Open tropicalpb opened 5 years ago

tropicalpb commented 5 years ago

We are dealing with total of 140 million points from ~500 files. It is great that datashader can draw it out, but it also took 100GB of peak memory and about 40 minutes on a couple of cores getting the data into dataframe while the overall system cpu utilization is pretty spare. Is there anyway to both reduce the memory requirement and increase/parallelize the CPU usage?

Thanks

philippjfr commented 5 years ago

Are you already using dask? It will let you do all the computation out-of-core if necessary. That said 140 million points shouldn't take 100GB of peak memory, how are you loading the files and are you loading various columns you're not actually using?
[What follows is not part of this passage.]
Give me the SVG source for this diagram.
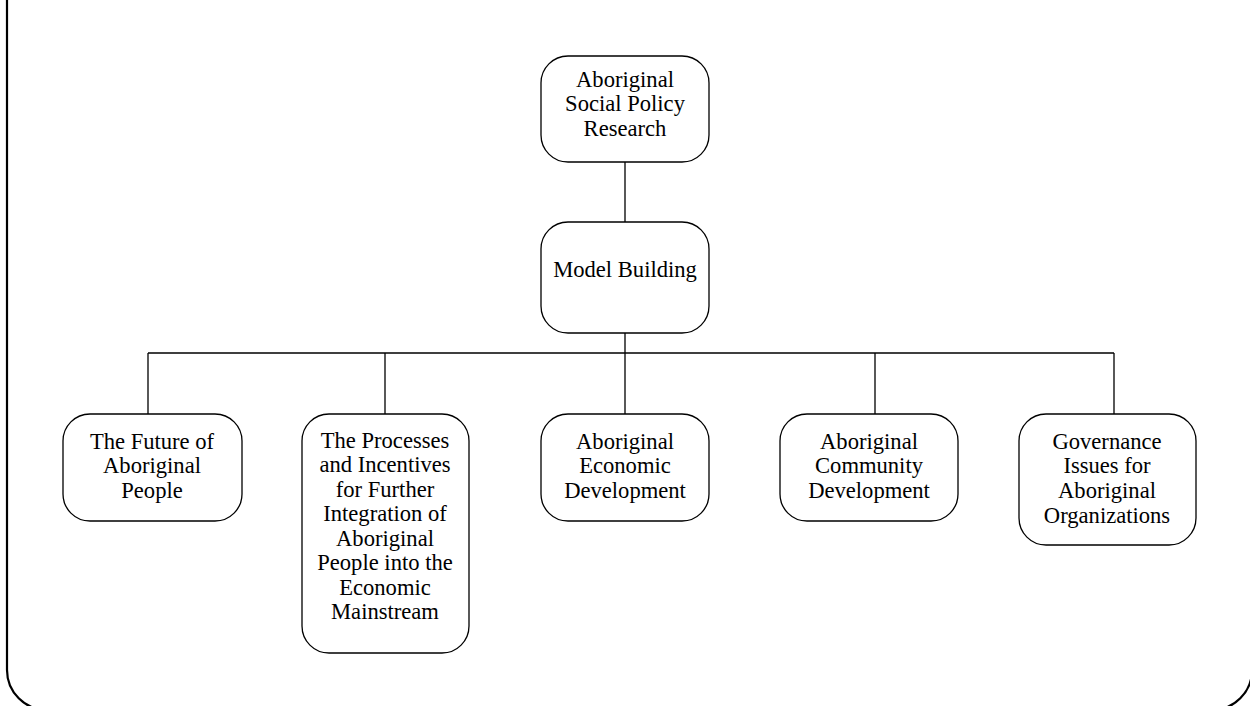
<svg xmlns="http://www.w3.org/2000/svg" width="1250" height="706" viewBox="0 0 1250 706">
<style>
.node{fill:#fff;stroke:#000;stroke-width:1.3}
.t{font-family:'Liberation Serif','Times New Roman',serif;font-size:22.6px;fill:#000;text-anchor:middle}
.c{fill:none;stroke:#000;stroke-width:1.3}
</style>
<rect width="1250" height="706" fill="#fff"/>
<path d="M7,-5 V670 A40,40 0 0 0 47,710 H1212 A40,40 0 0 0 1252,670 V-5" fill="none" stroke="#000" stroke-width="2.2"/>
<g id="connectors">
<path class="c" d="M625,162 V222 M625,333 V353 M148,353 H1114 M148,353 V414 M385,353 V414 M625,353 V414 M875,353 V414 M1114,353 V414"/>
</g>
<g id="n-root">
<rect class="node" x="541" y="56" width="168" height="106" rx="27"/>
<text class="t" x="625" y="87">Aboriginal</text>
<text class="t" x="625" y="111">Social Policy</text>
<text class="t" x="625" y="136">Research</text>
</g>
<g id="n-model">
<rect class="node" x="541" y="222" width="168" height="111" rx="27"/>
<text class="t" x="625" y="277">Model Building</text>
</g>
<g id="n-future">
<rect class="node" x="63" y="414" width="179" height="107" rx="27"/>
<text class="t" x="152" y="449">The Future of</text>
<text class="t" x="152" y="473">Aboriginal</text>
<text class="t" x="152" y="498">People</text>
</g>
<g id="n-processes">
<rect class="node" x="302" y="414" width="167" height="239" rx="27"/>
<text class="t" x="385" y="448">The Processes</text>
<text class="t" x="385" y="472">and Incentives</text>
<text class="t" x="385" y="497">for Further</text>
<text class="t" x="385" y="521">Integration of</text>
<text class="t" x="385" y="546">Aboriginal</text>
<text class="t" x="385" y="570">People into the</text>
<text class="t" x="385" y="595">Economic</text>
<text class="t" x="385" y="619">Mainstream</text>
</g>
<g id="n-economic">
<rect class="node" x="541" y="414" width="168" height="107" rx="27"/>
<text class="t" x="625" y="449">Aboriginal</text>
<text class="t" x="625" y="473">Economic</text>
<text class="t" x="625" y="498">Development</text>
</g>
<g id="n-community">
<rect class="node" x="780" y="414" width="178" height="107" rx="27"/>
<text class="t" x="869" y="449">Aboriginal</text>
<text class="t" x="869" y="473">Community</text>
<text class="t" x="869" y="498">Development</text>
</g>
<g id="n-governance">
<rect class="node" x="1019" y="414" width="177" height="131" rx="27"/>
<text class="t" x="1107" y="449">Governance</text>
<text class="t" x="1107" y="473">Issues for</text>
<text class="t" x="1107" y="498">Aboriginal</text>
<text class="t" x="1107" y="523">Organizations</text>
</g>
</svg>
We generally recommend saving out your data to parquet files, which are much faster to load and support chunked reads. This way we routinely process 1 billion point datasets on our 16GB laptops.

tropicalpb commented 5 years ago

we are already using dask. Is there any setting to enable to do out-of-core? We are supporting custom filter on other columns, so reading them in is a must.

fullpath = '/data/dir/*.csv' frame = dd.read_csv(fullpath, dtype=dtype, parse_dates=datetimeop, storage_options=None, assume_missing=True);

jbednar commented 5 years ago

Dask works out of core by default, but will force everything to be in memory if there is a call todf.persist(). Most of our example notebooks use .persist() for speed, so if you want to work out of core, make sure you haven't copied that bit.

That said, working out of core with CSV files seems like a really bad idea -- you'd end up reprocessing the CSV file every single time you zoom or pan in any plot, so CSV-file processing will dwarf any computation actually done by Datashader. Converting to something more efficient like Parquet seems like a must unless you only ever want to do a single, static visualization per file.

tropicalpb commented 5 years ago

thanks, we changed to parquet and memory comes down significantly but it still only uses a couple of cores for data loading and most of systems other 60 cores are sitting idle. We need to call persist() for the interactive speed, is there any way to parallel load?

philippjfr commented 5 years ago

How did you chunk the parquet data? As long as the data is sufficiently chunked I would expect the loading to happen in parallel.

tropicalpb commented 5 years ago

The data is in Hadoop HDFS with default block size of 512MB. There are several hundred files, so even without the chunking just the number of files alone should be parallel, but that doesn't appear to be the case.